## Aim of the exercise
Write the listing below out again exactly, dropping the images.

^^^^^^^^

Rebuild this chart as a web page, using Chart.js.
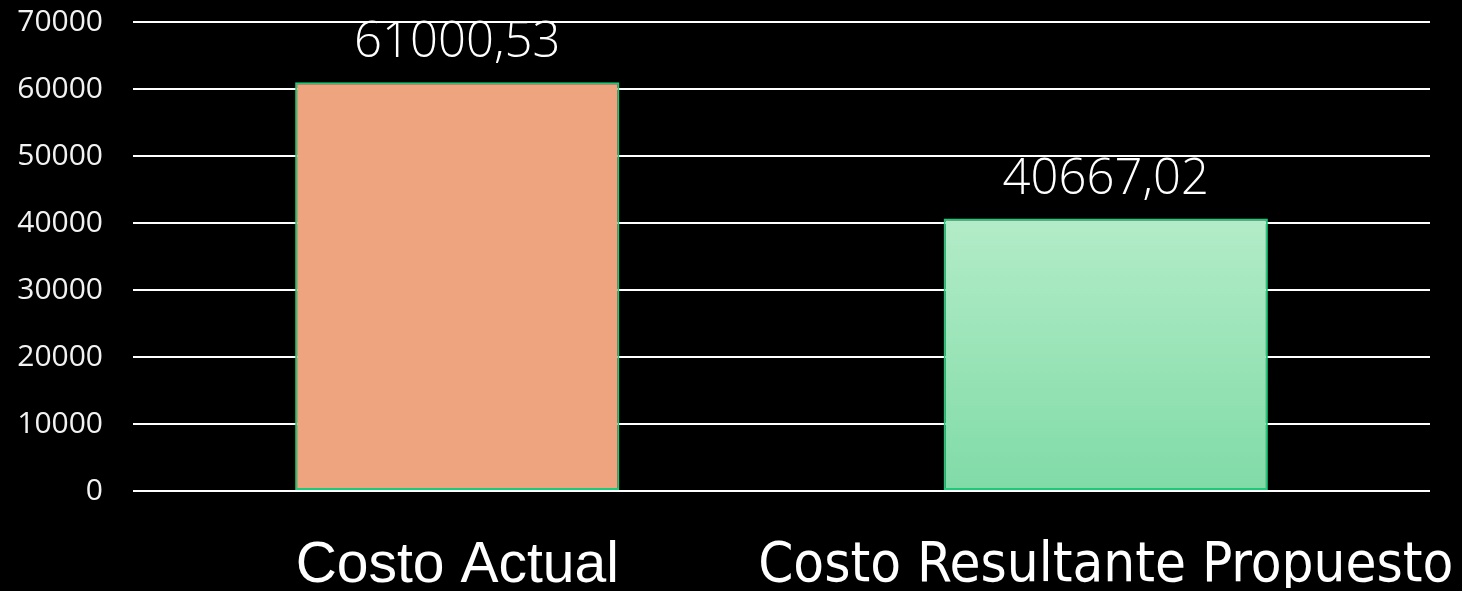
<!DOCTYPE html>
<html>
<head>
<meta charset="utf-8">
<script src="https://cdn.jsdelivr.net/npm/chart.js@4.4.0/dist/chart.umd.min.js"></script>
<style>
  html, body { margin: 0; padding: 0; background: #000; }
  #wrap { width: 1462px; height: 591px; }
</style>
</head>
<body>
<div id="wrap"><canvas id="chart"></canvas></div>
<script>
const categories = ["Costo Actual", "Costo Resultante Propuesto"];
const costos = [61000.53, 40667.02];
const valueLabels = ["61000,53", "40667,02"];
const yTicks = [0, 10000, 20000, 30000, 40000, 50000, 60000, 70000];

const canvas = document.getElementById("chart");

// etiquetas encima de cada barra
const valueLabelPlugin = {
  id: "valueLabels",
  afterDatasetsDraw(chart) {
    const ctx = chart.ctx;
    const meta = chart.getDatasetMeta(0);
    ctx.save();
    ctx.fillStyle = "#ffffff";
    ctx.font = "300 49px 'Open Sans'";
    ctx.textAlign = "center";
    ctx.textBaseline = "alphabetic";
    meta.data.forEach((bar, i) => {
      ctx.fillText(valueLabels[i], bar.x, bar.y - 25);
    });
    ctx.restore();
  }
};

const barFill = (context) => {
  if (context.dataIndex === 0) return "#EEA47F";
  const chart = context.chart;
  if (!chart.chartArea) return "#9BE3B8";
  const yScale = chart.scales.y;
  const top = yScale.getPixelForValue(costos[1]);
  const bottom = yScale.getPixelForValue(0);
  const grad = chart.ctx.createLinearGradient(0, top, 0, bottom);
  grad.addColorStop(0, "#B3ECC8");
  grad.addColorStop(1, "#80DBA7");
  return grad;
};

new Chart(canvas, {
  type: "bar",
  plugins: [valueLabelPlugin],
  data: {
    labels: categories,
    datasets: [{
      data: costos,
      backgroundColor: barFill,
      borderColor: "#1FC97A",
      borderWidth: 2,
      borderSkipped: false,
      categoryPercentage: 1,
      barPercentage: 0.5
    }]
  },
  options: {
    responsive: true,
    maintainAspectRatio: false,
    animation: false,
    layout: { padding: { left: 17, right: 32, top: 22, bottom: 3 } },
    plugins: {
      legend: { display: false },
      tooltip: { enabled: false }
    },
    scales: {
      x: {
        grid: { display: false, drawTicks: false },
        border: { display: false },
        afterFit: (axis) => {
          // las etiquetas largas no deben encoger el área del gráfico
          axis.paddingLeft = 0;
          axis.paddingRight = 0;
          axis.height = 97;
        },
        ticks: {
          color: "#ffffff",
          padding: 47,
          maxRotation: 0,
          autoSkip: false,
          font: (c) => c.index === 1
            ? { family: "'DejaVu Sans Condensed', 'DejaVu Sans'", size: 56, weight: "normal", lineHeight: 1 }
            : { family: "'Liberation Sans', Arial", size: 57, lineHeight: 1 }
        }
      },
      y: {
        min: 0,
        max: 70000,
        afterBuildTicks: (axis) => {
          axis.ticks = yTicks.map(v => ({ value: v }));
        },
        afterFit: (axis) => {
          axis.paddingTop = 0;
          axis.paddingBottom = 0;
          axis.width = 116;
        },
        grid: { color: "#ffffff", lineWidth: 2, drawTicks: false },
        border: { display: false },
        ticks: {
          color: "#f2f2f2",
          padding: 30,
          font: { family: "'Open Sans'", size: 30 },
          callback: (v) => String(v)
        }
      }
    }
  }
});
</script>
</body>
</html>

^^^^^^^^

## Task output
Rebuild this chart as a web page, using Chart.js.
<!DOCTYPE html>
<html>
<head>
<meta charset="utf-8">
<script src="https://cdn.jsdelivr.net/npm/chart.js@4.4.0/dist/chart.umd.min.js"></script>
<style>
  html, body { margin: 0; padding: 0; background: #000; }
  #wrap { width: 1462px; height: 591px; }
</style>
</head>
<body>
<div id="wrap"><canvas id="chart"></canvas></div>
<script>
const categories = ["Costo Actual", "Costo Resultante Propuesto"];
const costos = [61000.53, 40667.02];
const valueLabels = ["61000,53", "40667,02"];
const yTicks = [0, 10000, 20000, 30000, 40000, 50000, 60000, 70000];

const canvas = document.getElementById("chart");

// etiquetas encima de cada barra
const valueLabelPlugin = {
  id: "valueLabels",
  afterDatasetsDraw(chart) {
    const ctx = chart.ctx;
    const meta = chart.getDatasetMeta(0);
    ctx.save();
    ctx.fillStyle = "#ffffff";
    ctx.font = "300 49px 'Open Sans'";
    ctx.textAlign = "center";
    ctx.textBaseline = "alphabetic";
    meta.data.forEach((bar, i) => {
      ctx.fillText(valueLabels[i], bar.x, bar.y - 25);
    });
    ctx.restore();
  }
};

const barFill = (context) => {
  if (context.dataIndex === 0) return "#EEA47F";
  const chart = context.chart;
  if (!chart.chartArea) return "#9BE3B8";
  const yScale = chart.scales.y;
  const top = yScale.getPixelForValue(costos[1]);
  const bottom = yScale.getPixelForValue(0);
  const grad = chart.ctx.createLinearGradient(0, top, 0, bottom);
  grad.addColorStop(0, "#B3ECC8");
  grad.addColorStop(1, "#80DBA7");
  return grad;
};

new Chart(canvas, {
  type: "bar",
  plugins: [valueLabelPlugin],
  data: {
    labels: categories,
    datasets: [{
      data: costos,
      backgroundColor: barFill,
      borderColor: "#1FC97A",
      borderWidth: 2,
      borderSkipped: false,
      categoryPercentage: 1,
      barPercentage: 0.5
    }]
  },
  options: {
    responsive: true,
    maintainAspectRatio: false,
    animation: false,
    layout: { padding: { left: 17, right: 32, top: 22, bottom: 3 } },
    plugins: {
      legend: { display: false },
      tooltip: { enabled: false }
    },
    scales: {
      x: {
        grid: { display: false, drawTicks: false },
        border: { display: false },
        afterFit: (axis) => {
          // las etiquetas largas no deben encoger el área del gráfico
          axis.paddingLeft = 0;
          axis.paddingRight = 0;
          axis.height = 97;
        },
        ticks: {
          color: "#ffffff",
          padding: 47,
          maxRotation: 0,
          autoSkip: false,
          font: (c) => c.index === 1
            ? { family: "'DejaVu Sans Condensed', 'DejaVu Sans'", size: 56, weight: "normal", lineHeight: 1 }
            : { family: "'Liberation Sans', Arial", size: 57, lineHeight: 1 }
        }
      },
      y: {
        min: 0,
        max: 70000,
        afterBuildTicks: (axis) => {
          axis.ticks = yTicks.map(v => ({ value: v }));
        },
        afterFit: (axis) => {
          axis.paddingTop = 0;
          axis.paddingBottom = 0;
          axis.width = 116;
        },
        grid: { color: "#ffffff", lineWidth: 2, drawTicks: false },
        border: { display: false },
        ticks: {
          color: "#f2f2f2",
          padding: 30,
          font: { family: "'Open Sans'", size: 30 },
          callback: (v) => String(v)
        }
      }
    }
  }
});
</script>
</body>
</html>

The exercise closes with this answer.